- **Job**
Leave out the pictures, then reproduce the rest of the material exactly.

==========

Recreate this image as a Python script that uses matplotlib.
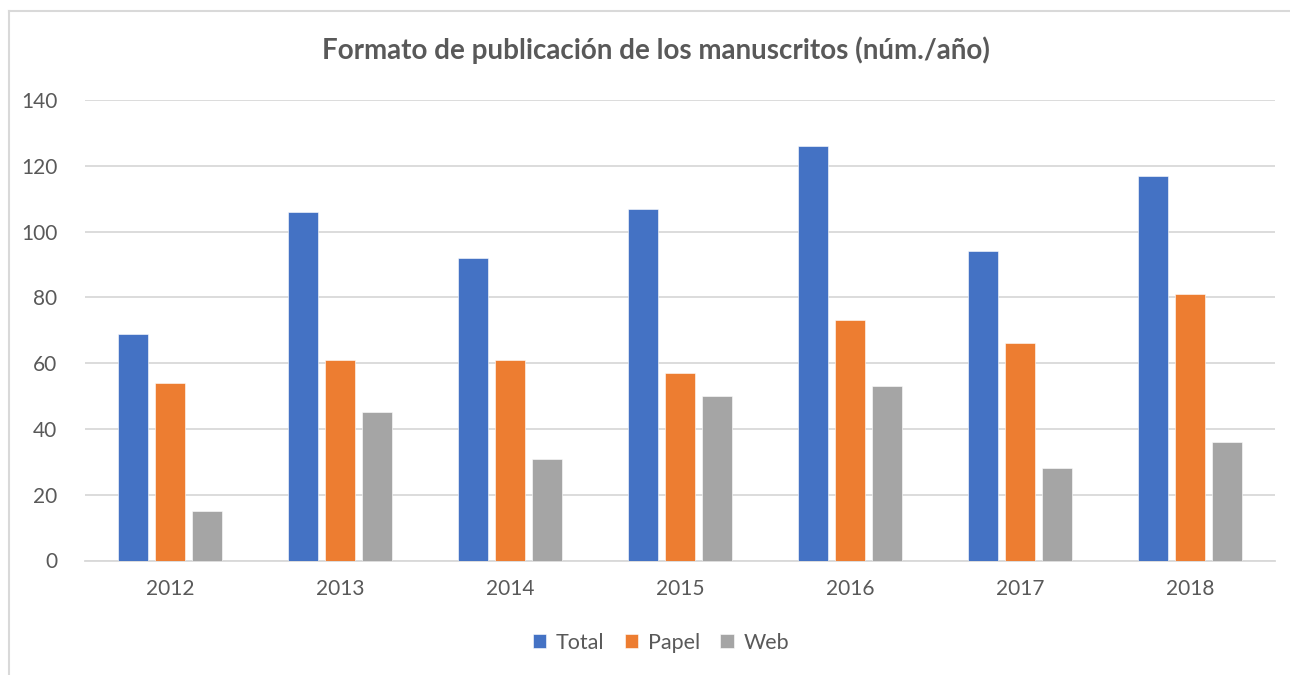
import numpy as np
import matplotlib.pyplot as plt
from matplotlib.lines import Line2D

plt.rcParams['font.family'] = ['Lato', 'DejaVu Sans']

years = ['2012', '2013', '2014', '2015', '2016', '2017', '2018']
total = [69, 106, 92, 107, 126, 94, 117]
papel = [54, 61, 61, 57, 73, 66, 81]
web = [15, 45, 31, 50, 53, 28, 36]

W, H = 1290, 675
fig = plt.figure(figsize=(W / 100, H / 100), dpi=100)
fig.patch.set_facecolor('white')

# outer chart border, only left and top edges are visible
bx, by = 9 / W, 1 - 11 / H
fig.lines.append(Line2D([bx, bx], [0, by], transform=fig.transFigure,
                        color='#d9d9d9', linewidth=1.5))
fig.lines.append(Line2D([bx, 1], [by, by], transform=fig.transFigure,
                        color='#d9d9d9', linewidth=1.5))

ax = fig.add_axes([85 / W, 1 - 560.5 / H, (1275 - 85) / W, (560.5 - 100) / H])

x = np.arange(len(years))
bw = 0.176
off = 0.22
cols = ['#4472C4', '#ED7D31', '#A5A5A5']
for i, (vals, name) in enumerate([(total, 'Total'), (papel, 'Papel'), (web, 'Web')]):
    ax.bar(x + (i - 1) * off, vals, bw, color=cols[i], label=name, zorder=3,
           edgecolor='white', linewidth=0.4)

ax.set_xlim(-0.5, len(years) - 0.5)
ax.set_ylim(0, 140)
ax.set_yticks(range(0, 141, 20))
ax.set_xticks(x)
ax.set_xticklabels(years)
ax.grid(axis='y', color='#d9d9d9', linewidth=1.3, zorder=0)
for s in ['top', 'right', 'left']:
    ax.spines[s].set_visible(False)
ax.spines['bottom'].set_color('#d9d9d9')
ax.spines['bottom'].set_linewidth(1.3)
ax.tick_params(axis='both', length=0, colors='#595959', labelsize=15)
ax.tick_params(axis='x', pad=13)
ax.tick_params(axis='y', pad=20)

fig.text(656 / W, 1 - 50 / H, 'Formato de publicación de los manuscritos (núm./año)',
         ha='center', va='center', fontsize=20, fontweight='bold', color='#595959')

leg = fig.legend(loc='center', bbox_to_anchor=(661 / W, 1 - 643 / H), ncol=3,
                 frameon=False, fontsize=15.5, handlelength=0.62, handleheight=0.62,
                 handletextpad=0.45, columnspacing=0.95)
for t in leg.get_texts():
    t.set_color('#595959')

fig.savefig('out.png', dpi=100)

==========

- **Written reply**
Recreate this image as a Python script that uses matplotlib.
import numpy as np
import matplotlib.pyplot as plt
from matplotlib.lines import Line2D

plt.rcParams['font.family'] = ['Lato', 'DejaVu Sans']

years = ['2012', '2013', '2014', '2015', '2016', '2017', '2018']
total = [69, 106, 92, 107, 126, 94, 117]
papel = [54, 61, 61, 57, 73, 66, 81]
web = [15, 45, 31, 50, 53, 28, 36]

W, H = 1290, 675
fig = plt.figure(figsize=(W / 100, H / 100), dpi=100)
fig.patch.set_facecolor('white')

# outer chart border, only left and top edges are visible
bx, by = 9 / W, 1 - 11 / H
fig.lines.append(Line2D([bx, bx], [0, by], transform=fig.transFigure,
                        color='#d9d9d9', linewidth=1.5))
fig.lines.append(Line2D([bx, 1], [by, by], transform=fig.transFigure,
                        color='#d9d9d9', linewidth=1.5))

ax = fig.add_axes([85 / W, 1 - 560.5 / H, (1275 - 85) / W, (560.5 - 100) / H])

x = np.arange(len(years))
bw = 0.176
off = 0.22
cols = ['#4472C4', '#ED7D31', '#A5A5A5']
for i, (vals, name) in enumerate([(total, 'Total'), (papel, 'Papel'), (web, 'Web')]):
    ax.bar(x + (i - 1) * off, vals, bw, color=cols[i], label=name, zorder=3,
           edgecolor='white', linewidth=0.4)

ax.set_xlim(-0.5, len(years) - 0.5)
ax.set_ylim(0, 140)
ax.set_yticks(range(0, 141, 20))
ax.set_xticks(x)
ax.set_xticklabels(years)
ax.grid(axis='y', color='#d9d9d9', linewidth=1.3, zorder=0)
for s in ['top', 'right', 'left']:
    ax.spines[s].set_visible(False)
ax.spines['bottom'].set_color('#d9d9d9')
ax.spines['bottom'].set_linewidth(1.3)
ax.tick_params(axis='both', length=0, colors='#595959', labelsize=15)
ax.tick_params(axis='x', pad=13)
ax.tick_params(axis='y', pad=20)

fig.text(656 / W, 1 - 50 / H, 'Formato de publicación de los manuscritos (núm./año)',
         ha='center', va='center', fontsize=20, fontweight='bold', color='#595959')

leg = fig.legend(loc='center', bbox_to_anchor=(661 / W, 1 - 643 / H), ncol=3,
                 frameon=False, fontsize=15.5, handlelength=0.62, handleheight=0.62,
                 handletextpad=0.45, columnspacing=0.95)
for t in leg.get_texts():
    t.set_color('#595959')

fig.savefig('out.png', dpi=100)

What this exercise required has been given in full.